WHAT THIS TASK INVOLVES: Quote the whole listing exactly. Leave the pictures out of your copy.

┌─ COLLECTED DATA

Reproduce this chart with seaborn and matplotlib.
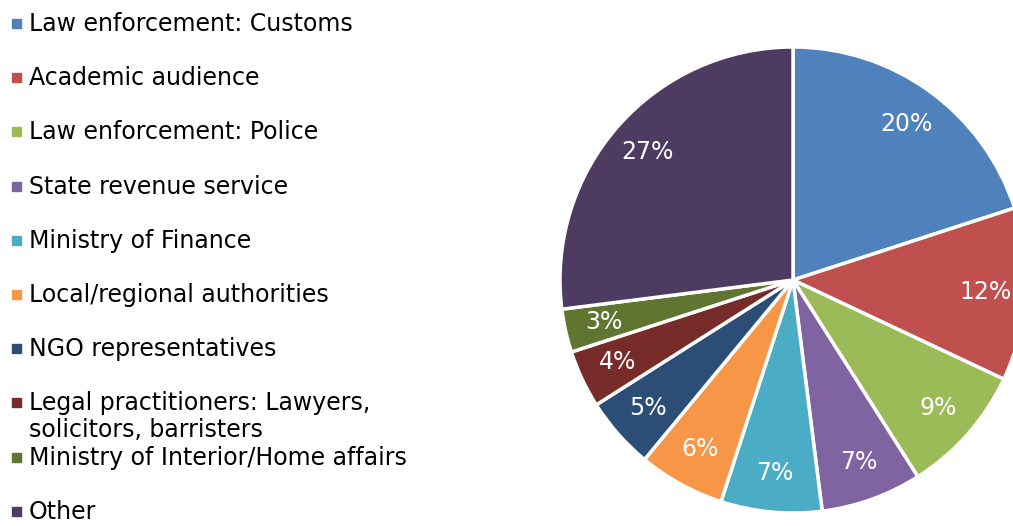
import matplotlib
matplotlib.use("Agg")
import matplotlib.pyplot as plt
import seaborn as sns

categories = [
    "Law enforcement: Customs",
    "Academic audience",
    "Law enforcement: Police",
    "State revenue service",
    "Ministry of Finance",
    "Local/regional authorities",
    "NGO representatives",
    "Legal practitioners: Lawyers,\nsolicitors, barristers",
    "Ministry of Interior/Home affairs",
    "Other",
]
shares = [20, 12, 9, 7, 7, 6, 5, 4, 3, 27]
colors = ["#4F81BD", "#C0504D", "#9BBB59", "#8064A2", "#4BACC6",
          "#F79646", "#2C4D75", "#772C2A", "#5F7530", "#4D3B62"]

sns.set_theme(style="white")
plt.rcParams["font.family"] = ["DejaVu Sans"]
palette = sns.color_palette(colors)

W, H = 1013, 526
fig = plt.figure(figsize=(W / 100, H / 100), dpi=100)

# pie axes placed in pixels: centre (793, 280), radius 233
cx, cy, r = 793, 280, 233
ax = fig.add_axes([(cx - r) / W, (H - cy - r) / H, 2 * r / W, 2 * r / H])
wedges, texts, autotexts = ax.pie(
    shares, colors=palette, startangle=90, counterclock=False,
    autopct="%d%%", pctdistance=0.83,
    wedgeprops=dict(edgecolor="white", linewidth=2.5),
    textprops=dict(color="white", fontsize=17),
)
ax.set_xlim(-1, 1)
ax.set_ylim(-1, 1)
ax.set_aspect("auto")
ax.axis("off")

# legend drawn down the left side, one row every ~54 px
for i, (lab, col) in enumerate(zip(categories, palette)):
    yc = 23 + 54.2 * i
    fig.patches.append(plt.Rectangle((12 / W, (H - yc - 5) / H), 9 / W, 9 / H,
                                     transform=fig.transFigure, color=col))
    fig.text(29 / W, (H - yc + 11) / H, lab, ha="left", va="top",
             fontsize=17, color="black", linespacing=1.15)

fig.savefig("out.png", dpi=100)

└─

TASK RESPONSE:
Reproduce this chart with seaborn and matplotlib.
import matplotlib
matplotlib.use("Agg")
import matplotlib.pyplot as plt
import seaborn as sns

categories = [
    "Law enforcement: Customs",
    "Academic audience",
    "Law enforcement: Police",
    "State revenue service",
    "Ministry of Finance",
    "Local/regional authorities",
    "NGO representatives",
    "Legal practitioners: Lawyers,\nsolicitors, barristers",
    "Ministry of Interior/Home affairs",
    "Other",
]
shares = [20, 12, 9, 7, 7, 6, 5, 4, 3, 27]
colors = ["#4F81BD", "#C0504D", "#9BBB59", "#8064A2", "#4BACC6",
          "#F79646", "#2C4D75", "#772C2A", "#5F7530", "#4D3B62"]

sns.set_theme(style="white")
plt.rcParams["font.family"] = ["DejaVu Sans"]
palette = sns.color_palette(colors)

W, H = 1013, 526
fig = plt.figure(figsize=(W / 100, H / 100), dpi=100)

# pie axes placed in pixels: centre (793, 280), radius 233
cx, cy, r = 793, 280, 233
ax = fig.add_axes([(cx - r) / W, (H - cy - r) / H, 2 * r / W, 2 * r / H])
wedges, texts, autotexts = ax.pie(
    shares, colors=palette, startangle=90, counterclock=False,
    autopct="%d%%", pctdistance=0.83,
    wedgeprops=dict(edgecolor="white", linewidth=2.5),
    textprops=dict(color="white", fontsize=17),
)
ax.set_xlim(-1, 1)
ax.set_ylim(-1, 1)
ax.set_aspect("auto")
ax.axis("off")

# legend drawn down the left side, one row every ~54 px
for i, (lab, col) in enumerate(zip(categories, palette)):
    yc = 23 + 54.2 * i
    fig.patches.append(plt.Rectangle((12 / W, (H - yc - 5) / H), 9 / W, 9 / H,
                                     transform=fig.transFigure, color=col))
    fig.text(29 / W, (H - yc + 11) / H, lab, ha="left", va="top",
             fontsize=17, color="black", linespacing=1.15)

fig.savefig("out.png", dpi=100)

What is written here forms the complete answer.